Cornwall, in case your geography is as poor as mine, is the westernmost county of England, a place of rocky shores and rolling heathland and in olden days a place of tin mines, and clay pits, and the haunt of smugglers. Very few news stories come out of Cornwall in the course of a year. In fact, very few have emerged over the course of a decade. Cornwall is not a county where exciting events occur, other than the television series Poldark, which is why most of the people who live there choose to live there.
But today, not one, but two items appeared in the papers, and it is hard to decide which of them is the more enthralling.
The first concerns a lion. It has been sighted roaming the countryside – a female lion going by the description of the lorry driver who spotted it, he being a man who presumably knows a boy-lion from a girl-lion by the mane or absence of one. This one was mane-less. Police were understandably sceptical at first but became more convinced of the lorry driver’s story when they came upon “mysterious white paw prints where the creature was said to have crossed the road” although they hastened to add that “no live traces of the animal” had been found (whatever that means).
Some days later another lorry driver (one can’t help wondering whether they might have been at the same function and eaten some dodgy clotted cream, a local delicacy) reported to the police that he had found a headless deer in a local quarry. This led the authorities to conclude that there might well indeed be a lion on the loose.
Two aspects of the story catch the attention. One is where the lion, if indeed it exists, could have come from (yes, I know, Africa). An escape from a zoo or a circus would seem the most plausible explanation. Except that no one has reported losing a lion. Or, to put it another way, no one has so far come forward to admit losing a lion, a careless act that most people would be reluctant to own up to.
The people of Cornwall are no doubt terribly concerned that a savage beast may be wandering over the countryside in search of prey, or perhaps in the hope of finding a fellow-lion, but these are resilient outdoor folk, and so presumably not easily frightened. A spokesman for the local police force nonetheless felt moved to issue what he must have believed was a reassuring statement. Its principal fault was that it fell into two sentences, both open to interpretation, according to a reader’s level of fear or susceptibility. “There was no sighting of the animal by officers. It is not thought to be a danger to members of the public or workers.”
So, what exactly what message was he trying to convey? The first sentence seems to dismiss the sighting as a figment of someone’s imagination, but if so why the mention of the paw-tracks? The meaning of the second sentence is more puzzling.
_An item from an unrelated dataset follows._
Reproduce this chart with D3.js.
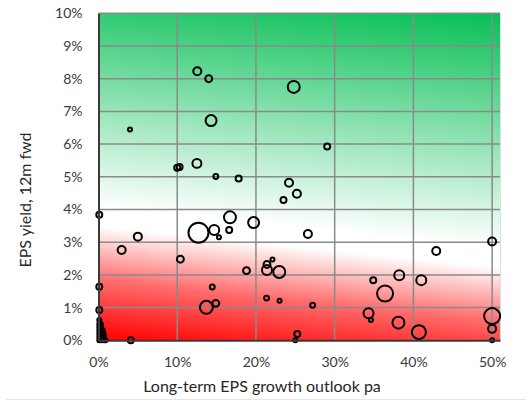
<!DOCTYPE html>
<html>
<head>
<meta charset="utf-8">
<script src="https://cdn.jsdelivr.net/npm/d3@7"></script>
<style>
  html, body { margin: 0; padding: 0; background: #fff; }
  svg { display: block; font-family: Lato, "Open Sans", sans-serif; }
</style>
</head>
<body>
<svg id="chart" width="526" height="401"></svg>
<script>
// Long-term EPS growth outlook (% pa), clipped at 50%
const growth = [
  4.0, 10.0, 10.3, 12.55, 14.0, 14.3, 24.8, 29.05, 12.5, 14.9,
  17.8, 24.2, 25.2, 23.5, 16.7, 12.7, 14.7, 15.3, 16.6, 19.7,
  26.6, 10.4, 18.8, 21.4, 22.1, 21.4, 22.96, 14.45, 13.7, 14.9,
  21.35, 23.0, 27.2, 25.25, 25.0, 0.1, 2.94, 5.0, 0.1, 0.1,
  0.1, 4.1, 50, 42.9, 38.2, 34.9, 41.0, 36.4, 34.3, 34.6,
  38.1, 40.7, 50, 50, 50,
  0.1, 0.4, 0.7, 0.9, 0.1, 0.4, 0.7, 0.1, 0.4, 0.65,
  0.1, 0.35, 0.55, 0.1, 0.35, 0.1, 0.3
];
// EPS yield, 12m forward (%)
const epsYield = [
  6.45, 5.28, 5.30, 8.23, 8.0, 6.72, 7.75, 5.93, 5.41, 5.01,
  4.95, 4.82, 4.48, 4.29, 3.76, 3.29, 3.37, 3.15, 3.37, 3.6,
  3.25, 2.48, 2.13, 2.32, 2.47, 2.15, 2.09, 1.63, 1.01, 1.13,
  1.29, 1.21, 1.07, 0.19, 0.0, 3.84, 2.76, 3.17, 1.64, 0.93,
  0.62, 0.0, 3.02, 2.73, 1.99, 1.84, 1.84, 1.43, 0.83, 0.62,
  0.54, 0.25, 0.74, 0.35, 0.0,
  0.0, 0.0, 0.0, 0.0, 0.1, 0.1, 0.1, 0.2, 0.2, 0.2,
  0.3, 0.3, 0.3, 0.4, 0.4, 0.5, 0.5
];
// Relative company weight (bubble area)
const weight = [
  4, 9, 9, 16, 12, 30, 36, 9, 20, 6,
  9, 16, 16, 9, 36, 100, 25, 4, 9, 30,
  16, 12, 12, 12, 4, 25, 36, 6, 42, 12,
  6, 4, 6, 9, 4, 9, 16, 16, 9, 9,
  4, 9, 16, 16, 25, 9, 25, 64, 25, 4,
  36, 49, 64, 16, 4,
  4, 4, 4, 4, 4, 4, 4, 4, 4, 4,
  4, 4, 4, 4, 4, 4, 4
];
const xTicks = [0, 10, 20, 30, 40, 50];
const yTicks = [0, 1, 2, 3, 4, 5, 6, 7, 8, 9, 10];
const xTitle = "Long-term EPS growth outlook pa";
const yTitle = "EPS yield, 12m fwd";

const points = growth.map((g, i) => ({ g, y: epsYield[i], w: weight[i] }));

const svg = d3.select("#chart");
const plotL = 98.5, plotR = 500, plotT = 13.3, plotB = 340.3;

const x = d3.scaleLinear().domain([0, 51]).range([plotL, plotR]);
const y = d3.scaleLinear().domain([0, 10]).range([plotB, plotT]);
const r = d3.scaleSqrt().domain([0, 100]).range([0, 10]);

// Background: red (low yield) through white to green (high yield), slightly tilted
const defs = svg.append("defs");
const dir = [0.103, -0.995];
const span = 366.8;
const grad = defs.append("linearGradient")
  .attr("id", "bg")
  .attr("gradientUnits", "userSpaceOnUse")
  .attr("x1", plotL).attr("y1", plotB)
  .attr("x2", plotL + dir[0] * span).attr("y2", plotB + dir[1] * span);
[
  [0.00, "#ff0000"],
  [0.16, "#ff6a6a"],
  [0.31, "#ffffff"],
  [0.36, "#ffffff"],
  [1.00, "#06bf55"]
].forEach(([o, c]) => grad.append("stop").attr("offset", o).attr("stop-color", c));

svg.append("rect")
  .attr("x", plotL).attr("y", plotT)
  .attr("width", plotR - plotL).attr("height", plotB - plotT)
  .attr("fill", "url(#bg)");

// Grid
const grid = svg.append("g").attr("stroke", "#8a8a8a").attr("stroke-width", 1.5);
grid.selectAll("line.h").data(yTicks.slice(1)).join("line")
  .attr("class", "h")
  .attr("x1", plotL).attr("x2", plotR)
  .attr("y1", d => y(d)).attr("y2", d => y(d));
grid.selectAll("line.v").data(xTicks.slice(1)).join("line")
  .attr("class", "v")
  .attr("y1", plotT).attr("y2", plotB)
  .attr("x1", d => x(d)).attr("x2", d => x(d));

// Right border of plot area
svg.append("line")
  .attr("x1", plotR + 0.5).attr("x2", plotR + 0.5)
  .attr("y1", plotT).attr("y2", plotB)
  .attr("stroke", "#d3deeb").attr("stroke-width", 1);

// Bubbles
svg.append("g").selectAll("circle").data(points).join("circle")
  .attr("cx", d => x(d.g))
  .attr("cy", d => y(d.y))
  .attr("r", d => r(d.w))
  .attr("fill", "none")
  .attr("stroke", "#000")
  .attr("stroke-width", 2);

// Axes
const xAxis = d3.axisBottom(x).tickValues(xTicks).tickSize(0).tickPadding(17)
  .tickFormat(d => d + "%");
const yAxis = d3.axisLeft(y).tickValues(yTicks).tickSize(0).tickPadding(16)
  .tickFormat(d => d + "%");

const gx = svg.append("g").attr("transform", `translate(0,${plotB})`).call(xAxis);
const gy = svg.append("g").attr("transform", `translate(${plotL},0)`).call(yAxis);
[gx, gy].forEach(g => {
  g.select(".domain").attr("stroke", "#3a3a3a").attr("stroke-width", 2);
  g.selectAll("text").attr("font-family", "Lato, sans-serif")
    .attr("font-size", 14).attr("fill", "#3a3a3a");
});

svg.append("text")
  .attr("x", 262).attr("y", 392)
  .attr("text-anchor", "middle")
  .attr("font-size", 16).attr("fill", "#262626")
  .text(xTitle);

svg.append("text")
  .attr("transform", "translate(31,200) rotate(-90)")
  .attr("text-anchor", "middle")
  .attr("font-size", 16).attr("fill", "#262626")
  .text(yTitle);

// Figure frame line at the bottom
svg.append("line")
  .attr("x1", 6).attr("x2", 526).attr("y1", 399.5).attr("y2", 399.5)
  .attr("stroke", "#e6e6e6").attr("stroke-width", 1);
</script>
</body>
</html>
He refers to ‘it’. What is ‘it’? If there is no lion, then there is indeed no danger to members of the public or the ‘workers’ he mysteriously mentioned, but if ‘it’ turns out to be a lion, then the danger is obviously very real.
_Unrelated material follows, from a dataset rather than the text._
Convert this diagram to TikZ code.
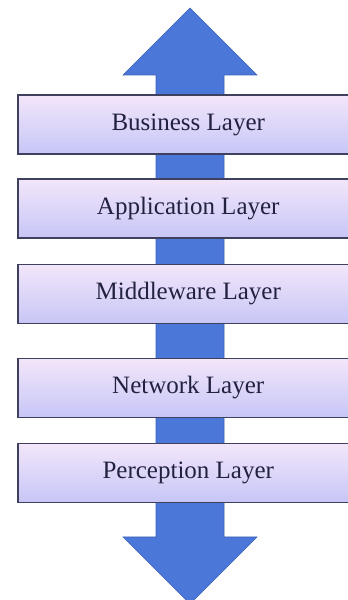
\documentclass[tikz,border=0pt]{standalone}
\usepackage{fontspec}
\setmainfont{Liberation Serif}
\definecolor{arrowblue}{HTML}{4B77D9}
\definecolor{arrowline}{HTML}{3E63B8}
\definecolor{boxtop}{HTML}{F3E6FA}
\definecolor{boxbottom}{HTML}{C6C6F6}
\definecolor{boxline}{HTML}{3F3F5E}
\definecolor{labeltext}{HTML}{222240}
\begin{document}
\begin{tikzpicture}[x=1pt,y=1pt,
  layerbox/.style={draw=boxline, line width=1.5pt, top color=boxtop, bottom color=boxbottom,
    minimum height=59pt, inner sep=0pt, anchor=west,
    font=\fontsize{25}{30}\selectfont, text=labeltext}]
\useasboundingbox (0,0) rectangle (348,600);
\fill[white] (0,0) rectangle (348,600);

% two-headed arrow behind the layers
\draw[draw=arrowline, fill=arrowblue, line width=0.6pt]
  (190,592) -- (257,525) -- (224,525) -- (224,63) -- (257,63) -- (190,-4)
  -- (123,63) -- (156,63) -- (156,525) -- (123,525) -- cycle;

% layers, running off the right edge
\foreach \y/\n/\t in {475.5/business/Business Layer, 391.5/application/Application Layer,
  306/middleware/Middleware Layer, 212/network/Network Layer, 127/perception/Perception Layer}{
\node[layerbox] (\n) at (17,\y) {\makebox[400pt][l]{\makebox[341pt]{\t}}};
}
\end{tikzpicture}
\end{document}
The nation, or at least Cornwall, breathlessly awaits developments. Or clarification.
The second news item relates to an archaeological dig on the Cornish coastline near a place called Tintagel. What has been unearthed, say the diggers, is a building large enough to ‘imply’ that it might have been a ‘major royal centre’. In other words, they seem to be suggesting that it could be the site of Camelot, legendary home of King Arthur, and Guinevere, and Merlin, and the famed Knights of the Round Table. No table has yet been found, apparently, but then being made of wood it would by now have decomposed. But they did find amphora and other fragments of pottery dating back to the 5th or 6th centuries, which they said could have been used to store wine and olive oil imported from the Mediterranean.
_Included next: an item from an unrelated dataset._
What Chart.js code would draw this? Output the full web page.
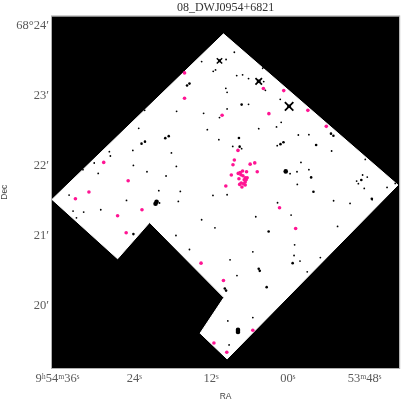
<!DOCTYPE html>
<html><head><meta charset="utf-8">
<style>html,body{margin:0;padding:0;background:#fff}canvas{display:block}</style>
<script src="https://cdn.jsdelivr.net/npm/chart.js@4/dist/chart.umd.min.js"></script>
</head><body><canvas id="c" width="407" height="402"></canvas>
<script>
// RA = seconds past 09h53m, Dec = arcminutes past 68 deg
const footprintRA=[70.06,42.80,69.49,73.71,70.00,81.60,86.60,96.85,70.06];
const footprintDec=[23.891,21.731,19.246,19.614,20.123,21.196,20.677,21.525,23.891];

const sourceRA=[76.14,76.14,88.77,84.95,91.08,93.19,86.60,82.79,85.26,73.56,63.82,60.64,56.87,53.99,62.96,70.27,67.79,68.36,68.57,65.89,65.17,64.78,68.83,69.69,
67.07,67.44,67.75,66.45,67.33,67.02,66.66,66.36,67.64,66.82,66.51,66.66,67.28,66.91,67.53,66.66,67.17,61.30,58.78,70.06,65.47,71.55,69.54];
const sourceDec=[23.333,22.970,22.054,21.793,21.631,21.535,21.292,21.378,21.049,20.615,23.109,23.080,22.798,22.569,22.751,22.727,22.226,22.089,22.021,22.029,22.047,21.921,21.874,21.717,
21.931,21.911,21.897,21.921,21.878,21.864,21.835,21.835,21.821,21.807,21.807,21.774,21.760,21.750,21.740,21.731,21.702,21.406,21.110,20.366,19.657,19.475,19.342];

const faintRA=[73.47,82.37,77.38,83.30,84.22,87.89,90.25,84.13,82.01,89.63,79.03,80.16,76.80,94.18,87.73,78.19,77.42,92.01,
68.36,69.65,63.93,71.30,71.66,67.99,67.07,66.14,63.77,69.69,69.49,63.51,61.19,66.14,69.49,73.16,70.68,61.04,64.55,61.77,72.58,58.36,56.71,70.78,68.61,67.22,61.66,53.16,57.95,47.90,56.71,58.57,59.65,48.32,47.59,49.25,48.98,58.52,48.06,44.50,43.22,71.70,69.49,
80.05,85.21,77.11,89.23,93.56,91.90,93.03,77.48,75.37,73.47,61.61,52.85,50.28,46.82,65.01,59.49,52.23,71.39,58.94,65.47,69.03,59.03,58.10,54.92,56.97,67.95,65.47,69.38,69.18];
const faintDec=[23.495,22.798,22.784,22.541,22.226,22.207,22.046,22.011,21.921,21.897,21.860,21.650,21.639,21.588,22.146,22.189,21.997,21.950,
23.628,23.524,23.399,23.376,23.356,23.295,23.305,23.252,23.209,23.113,23.056,23.084,22.956,22.884,22.818,22.755,22.694,22.627,22.536,22.561,22.522,22.446,22.451,22.379,22.283,22.250,22.293,22.217,22.054,22.097,21.950,21.921,21.893,21.874,21.845,21.788,21.750,21.740,21.682,21.697,21.754,21.582,21.592,
21.474,21.511,21.496,21.378,21.359,21.345,21.263,21.010,20.810,21.235,21.478,21.506,21.468,21.521,21.278,21.302,21.139,21.120,20.877,20.777,20.662,20.724,20.644,20.695,20.491,20.438,19.837,19.790,19.446];

const mediumRA=[75.75,75.37,79.15,78.61,82.86,82.32,67.22,67.64,55.58,67.53,56.36,48.52,56.00,46.88,61.15,60.68,53.26,52.88,84.13,63.00,59.25,64.55,64.39,69.85,69.65,63.31];
const mediumDec=[23.152,23.180,22.401,22.429,22.322,22.351,22.880,22.403,22.303,22.279,21.840,21.803,21.635,21.535,22.315,22.343,22.465,22.436,21.030,21.067,20.615,20.534,20.505,20.252,20.223,20.272];

const brightRA=[60.33,80.67,80.51,67.79,67.79];
const brightDec=[21.926,21.464,21.492,19.661,19.632];

const starRA=[70.68,64.55,59.80];
const starDec=[23.505,23.213,22.856];

const raTicks=[96,84,72,60,48];
const raTickLabels=["9ʰ54ᵐ36ˢ","24ˢ","12ˢ","00ˢ","53ᵐ48ˢ"];
const decTicks=[24,23,22,21,20];
const decTickLabels=["68°24′","23′","22′","21′","20′"];

const pts=(xs,ys)=>xs.map((x,i)=>({x,y:ys[i]}));
const tickColor='#5a5a5a', tickFont={family:'"Liberation Serif"',size:12.5};

const frame={id:'frame',
 beforeDatasetsDraw(ch){const a=ch.chartArea,c=ch.ctx;c.save();c.fillStyle='#000';c.fillRect(a.left,a.top,a.width,a.height);c.restore();},
 afterDraw(ch){const a=ch.chartArea,c=ch.ctx;c.save();c.strokeStyle='#b0b0b0';c.lineWidth=1;c.strokeRect(a.left-.5,a.top-.5,a.width+1,a.height+1);c.restore();}};

const dot=(label,xs,ys,color,r)=>({label,data:pts(xs,ys),pointRadius:r,pointBorderWidth:0,pointBackgroundColor:color,showLine:false,pointHoverRadius:r});

new Chart(document.getElementById('c'),{
 type:'scatter',
 plugins:[frame],
 data:{datasets:[
  dot('Source',sourceRA,sourceDec,'#ff1493',1.8),
  dot('Bright',brightRA,brightDec,'#000',2.3),
  dot('Medium',mediumRA,mediumDec,'#000',1.3),
  dot('Faint',faintRA,faintDec,'#000',0.9),
  {label:'Star',data:pts(starRA,starDec),pointStyle:'crossRot',pointRadius:[3.8,4.6,6],pointBorderWidth:[1.5,1.8,1.8],pointBorderColor:'#000',showLine:false},
  {label:'Star core',data:pts(starRA,starDec),pointRadius:[1.5,1.8,1.8],pointBorderWidth:0,pointBackgroundColor:'#000',showLine:false},
  {label:'Footprint',data:pts(footprintRA,footprintDec),showLine:true,fill:'shape',backgroundColor:'#fff',borderColor:'#fff',borderWidth:1,pointRadius:0,tension:0,order:10}
 ]},
 options:{
  responsive:false,animation:false,
  layout:{padding:{right:4,top:0,bottom:0,left:0}},
  plugins:{legend:{display:false},tooltip:{enabled:false},
   title:{display:true,fullSize:false,text:'08_DWJ0954+6821',color:'#333',font:{family:'"Liberation Serif"',size:12,weight:'normal'},padding:{top:1,bottom:1}}},
  scales:{
   x:{type:'linear',reverse:true,min:42.6,max:96.85,
    afterBuildTicks(s){s.ticks=raTicks.map(value=>({value}));},
    afterFit(s){s.height=34;s.paddingLeft=0;s.paddingRight=0;},
    grid:{display:false,drawTicks:false,tickLength:0},border:{display:false},
    ticks:{autoSkip:false,maxRotation:0,color:tickColor,font:tickFont,padding:3,callback:v=>raTickLabels[raTicks.indexOf(v)]},
    title:{display:true,text:'RA',color:'#444',font:{family:'"Liberation Sans"',size:8.5},padding:{top:2,bottom:0}}},
   y:{type:'linear',min:19.117,max:24.14,
    afterBuildTicks(s){s.ticks=decTicks.map(value=>({value}));},
    afterFit(s){s.width=52;s.paddingTop=0;s.paddingBottom=0;},
    grid:{display:false,drawTicks:false,tickLength:0},border:{display:false},
    ticks:{autoSkip:false,color:tickColor,font:tickFont,padding:3,callback:v=>decTickLabels[decTicks.indexOf(v)]},
    title:{display:true,text:'Dec',color:'#444',font:{family:'"Liberation Sans"',size:8.5},padding:{top:0,bottom:0}}}
  }
 }
});
</script></body></html>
Geoffrey of Monmouth, a 12th century historian, referred in a book called History of the Kings of Britain – no doubt a best-seller in its day – to Arthur being born in Cornwall, in a place called Tintagel. Ergo, this could finally, breathtakingly, wondrously be the evidence of the famed Camelot that historians have been seeking for so many centuries. To quote the (ungrammatical) American lyricist Alan Jay Lerner: “Don’t let it be forgot, that once there was a spot, for one brief shining moment, that was known as Camelot.”
This could be that very spot. A local historian, a 93-year-old conveniently named Geoffrey Ashe, claims that the discovery could show that his earlier namesake perhaps “knew what he was talking about”.
Now, could it be that these two events – the sighting of a lion and the archaeological site – are somehow connected? Speculation is rife. Surely it is no coincidence that a lion, a common emblem in heraldry, has been sighted within days of the discovery at Tintagel? I for one think not. It is, I’m convinced, A SIGN.
A lion and Camelot in one week; the Cornish Tourist Board must be hoping, praying even, for further confirmation of both.
I might just get down there myself to check things out. There ain’t nothing much else to write about in August, especially once the Trump vein has been thoroughly mined.
Please keep us posted on further events/sightings. Now all we need is a rusted sword in a stone..
Rant
Tut, Tut. This is Excalibur we’re talking about. Excalibur is a magic sword, and magic swords don’t rust.